-- Written exercise --
Reproduce the records below exactly as they appear, omitting any pictures they contain.

▬▬▬▬▬▬

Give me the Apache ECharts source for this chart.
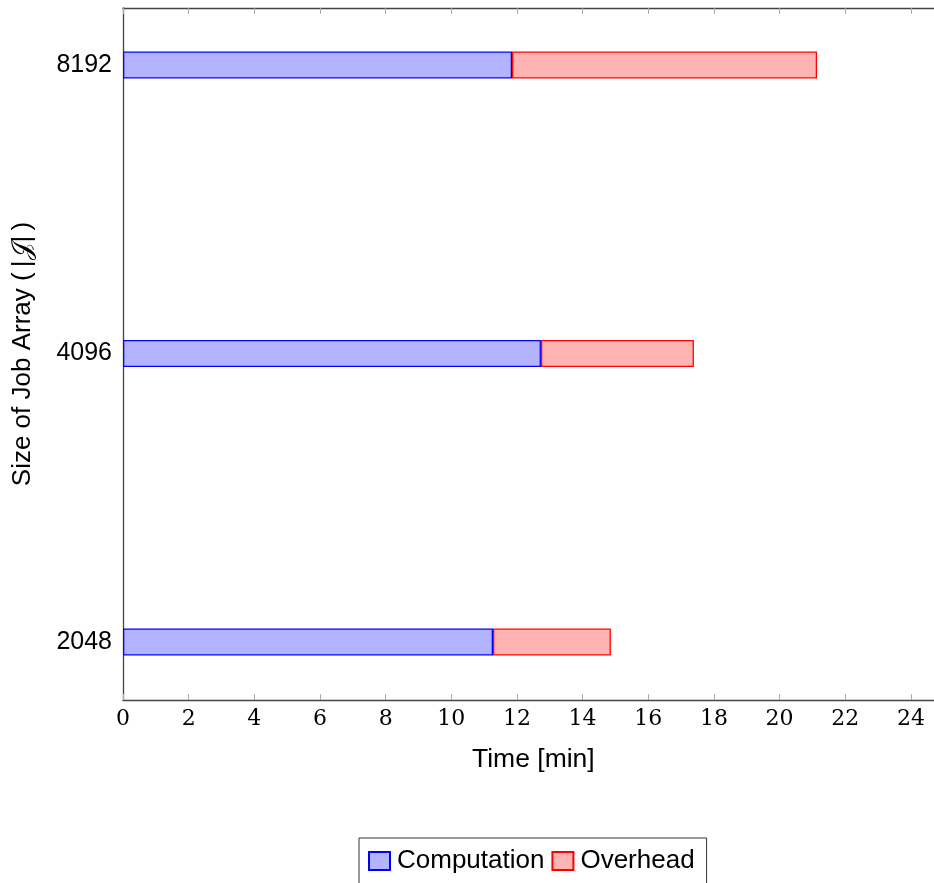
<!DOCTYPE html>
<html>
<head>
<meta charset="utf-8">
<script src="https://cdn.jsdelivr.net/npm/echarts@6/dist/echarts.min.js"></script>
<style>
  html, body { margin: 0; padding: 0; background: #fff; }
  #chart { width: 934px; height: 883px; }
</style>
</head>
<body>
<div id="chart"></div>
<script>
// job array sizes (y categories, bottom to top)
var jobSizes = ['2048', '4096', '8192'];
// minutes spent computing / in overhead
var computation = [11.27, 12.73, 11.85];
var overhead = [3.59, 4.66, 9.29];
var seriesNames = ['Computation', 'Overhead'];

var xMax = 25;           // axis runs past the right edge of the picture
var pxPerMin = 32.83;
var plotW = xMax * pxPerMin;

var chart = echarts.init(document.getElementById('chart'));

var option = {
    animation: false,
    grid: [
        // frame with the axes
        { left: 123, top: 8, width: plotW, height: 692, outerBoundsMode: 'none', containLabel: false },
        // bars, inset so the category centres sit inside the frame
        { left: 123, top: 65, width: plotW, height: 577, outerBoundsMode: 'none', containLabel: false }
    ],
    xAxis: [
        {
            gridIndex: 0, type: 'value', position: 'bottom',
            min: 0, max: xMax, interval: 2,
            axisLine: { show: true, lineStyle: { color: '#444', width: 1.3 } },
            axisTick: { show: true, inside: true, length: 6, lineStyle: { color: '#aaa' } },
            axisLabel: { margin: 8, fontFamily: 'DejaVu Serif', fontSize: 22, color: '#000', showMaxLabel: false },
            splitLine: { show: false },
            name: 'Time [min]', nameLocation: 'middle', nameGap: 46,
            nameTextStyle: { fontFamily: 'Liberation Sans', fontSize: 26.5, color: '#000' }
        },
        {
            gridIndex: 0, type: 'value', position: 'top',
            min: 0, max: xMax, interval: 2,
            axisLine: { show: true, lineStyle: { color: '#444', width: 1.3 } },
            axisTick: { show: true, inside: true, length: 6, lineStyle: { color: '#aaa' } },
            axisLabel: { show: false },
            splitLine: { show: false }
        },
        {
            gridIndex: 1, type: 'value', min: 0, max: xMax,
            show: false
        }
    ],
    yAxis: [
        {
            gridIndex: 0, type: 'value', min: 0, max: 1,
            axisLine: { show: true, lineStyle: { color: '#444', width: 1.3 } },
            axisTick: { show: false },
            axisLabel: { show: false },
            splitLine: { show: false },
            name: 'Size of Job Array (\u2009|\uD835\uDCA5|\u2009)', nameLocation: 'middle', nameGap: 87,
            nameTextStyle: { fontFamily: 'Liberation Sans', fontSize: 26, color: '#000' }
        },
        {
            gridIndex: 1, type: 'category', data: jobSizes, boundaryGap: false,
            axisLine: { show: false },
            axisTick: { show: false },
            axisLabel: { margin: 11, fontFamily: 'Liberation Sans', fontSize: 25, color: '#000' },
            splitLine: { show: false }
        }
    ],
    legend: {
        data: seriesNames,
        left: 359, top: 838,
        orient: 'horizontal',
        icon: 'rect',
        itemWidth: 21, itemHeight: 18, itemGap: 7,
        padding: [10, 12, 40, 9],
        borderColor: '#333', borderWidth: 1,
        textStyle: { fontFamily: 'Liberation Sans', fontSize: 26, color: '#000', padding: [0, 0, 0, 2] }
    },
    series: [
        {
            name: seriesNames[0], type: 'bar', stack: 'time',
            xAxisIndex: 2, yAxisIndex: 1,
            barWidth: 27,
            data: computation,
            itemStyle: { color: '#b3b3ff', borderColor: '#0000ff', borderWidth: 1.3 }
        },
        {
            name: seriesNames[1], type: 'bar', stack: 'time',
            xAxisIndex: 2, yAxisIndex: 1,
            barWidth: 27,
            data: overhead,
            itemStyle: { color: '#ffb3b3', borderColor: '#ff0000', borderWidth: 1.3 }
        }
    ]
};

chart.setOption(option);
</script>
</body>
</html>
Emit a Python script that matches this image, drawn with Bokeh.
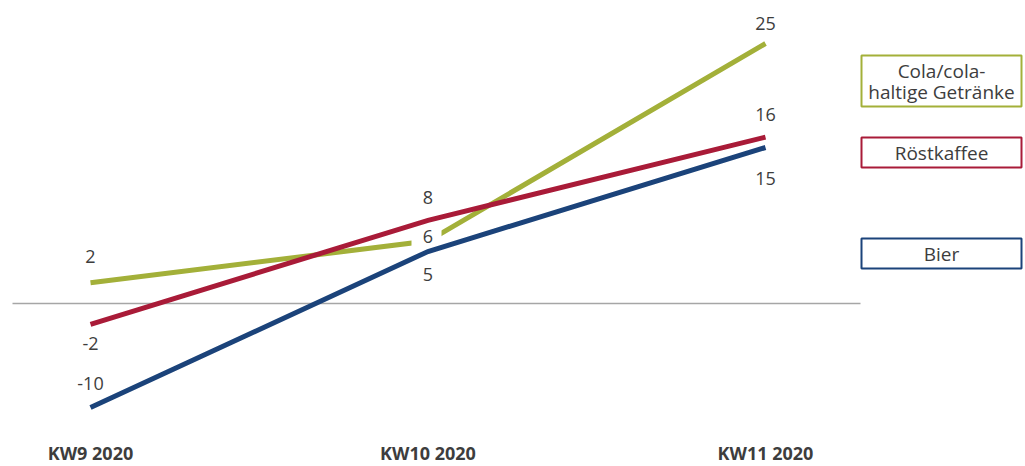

▬▬▬▬▬▬

-- Expected answer --
Give me the Apache ECharts source for this chart.
<!DOCTYPE html>
<html>
<head>
<meta charset="utf-8">
<script src="https://cdn.jsdelivr.net/npm/echarts@6/dist/echarts.min.js"></script>
<style>
  html, body { margin: 0; padding: 0; background: #fff; }
  #chart { width: 934px; height: 883px; }
</style>
</head>
<body>
<div id="chart"></div>
<script>
// job array sizes (y categories, bottom to top)
var jobSizes = ['2048', '4096', '8192'];
// minutes spent computing / in overhead
var computation = [11.27, 12.73, 11.85];
var overhead = [3.59, 4.66, 9.29];
var seriesNames = ['Computation', 'Overhead'];

var xMax = 25;           // axis runs past the right edge of the picture
var pxPerMin = 32.83;
var plotW = xMax * pxPerMin;

var chart = echarts.init(document.getElementById('chart'));

var option = {
    animation: false,
    grid: [
        // frame with the axes
        { left: 123, top: 8, width: plotW, height: 692, outerBoundsMode: 'none', containLabel: false },
        // bars, inset so the category centres sit inside the frame
        { left: 123, top: 65, width: plotW, height: 577, outerBoundsMode: 'none', containLabel: false }
    ],
    xAxis: [
        {
            gridIndex: 0, type: 'value', position: 'bottom',
            min: 0, max: xMax, interval: 2,
            axisLine: { show: true, lineStyle: { color: '#444', width: 1.3 } },
            axisTick: { show: true, inside: true, length: 6, lineStyle: { color: '#aaa' } },
            axisLabel: { margin: 8, fontFamily: 'DejaVu Serif', fontSize: 22, color: '#000', showMaxLabel: false },
            splitLine: { show: false },
            name: 'Time [min]', nameLocation: 'middle', nameGap: 46,
            nameTextStyle: { fontFamily: 'Liberation Sans', fontSize: 26.5, color: '#000' }
        },
        {
            gridIndex: 0, type: 'value', position: 'top',
            min: 0, max: xMax, interval: 2,
            axisLine: { show: true, lineStyle: { color: '#444', width: 1.3 } },
            axisTick: { show: true, inside: true, length: 6, lineStyle: { color: '#aaa' } },
            axisLabel: { show: false },
            splitLine: { show: false }
        },
        {
            gridIndex: 1, type: 'value', min: 0, max: xMax,
            show: false
        }
    ],
    yAxis: [
        {
            gridIndex: 0, type: 'value', min: 0, max: 1,
            axisLine: { show: true, lineStyle: { color: '#444', width: 1.3 } },
            axisTick: { show: false },
            axisLabel: { show: false },
            splitLine: { show: false },
            name: 'Size of Job Array (\u2009|\uD835\uDCA5|\u2009)', nameLocation: 'middle', nameGap: 87,
            nameTextStyle: { fontFamily: 'Liberation Sans', fontSize: 26, color: '#000' }
        },
        {
            gridIndex: 1, type: 'category', data: jobSizes, boundaryGap: false,
            axisLine: { show: false },
            axisTick: { show: false },
            axisLabel: { margin: 11, fontFamily: 'Liberation Sans', fontSize: 25, color: '#000' },
            splitLine: { show: false }
        }
    ],
    legend: {
        data: seriesNames,
        left: 359, top: 838,
        orient: 'horizontal',
        icon: 'rect',
        itemWidth: 21, itemHeight: 18, itemGap: 7,
        padding: [10, 12, 40, 9],
        borderColor: '#333', borderWidth: 1,
        textStyle: { fontFamily: 'Liberation Sans', fontSize: 26, color: '#000', padding: [0, 0, 0, 2] }
    },
    series: [
        {
            name: seriesNames[0], type: 'bar', stack: 'time',
            xAxisIndex: 2, yAxisIndex: 1,
            barWidth: 27,
            data: computation,
            itemStyle: { color: '#b3b3ff', borderColor: '#0000ff', borderWidth: 1.3 }
        },
        {
            name: seriesNames[1], type: 'bar', stack: 'time',
            xAxisIndex: 2, yAxisIndex: 1,
            barWidth: 27,
            data: overhead,
            itemStyle: { color: '#ffb3b3', borderColor: '#ff0000', borderWidth: 1.3 }
        }
    ]
};

chart.setOption(option);
</script>
</body>
</html>
Emit a Python script that matches this image, drawn with Bokeh.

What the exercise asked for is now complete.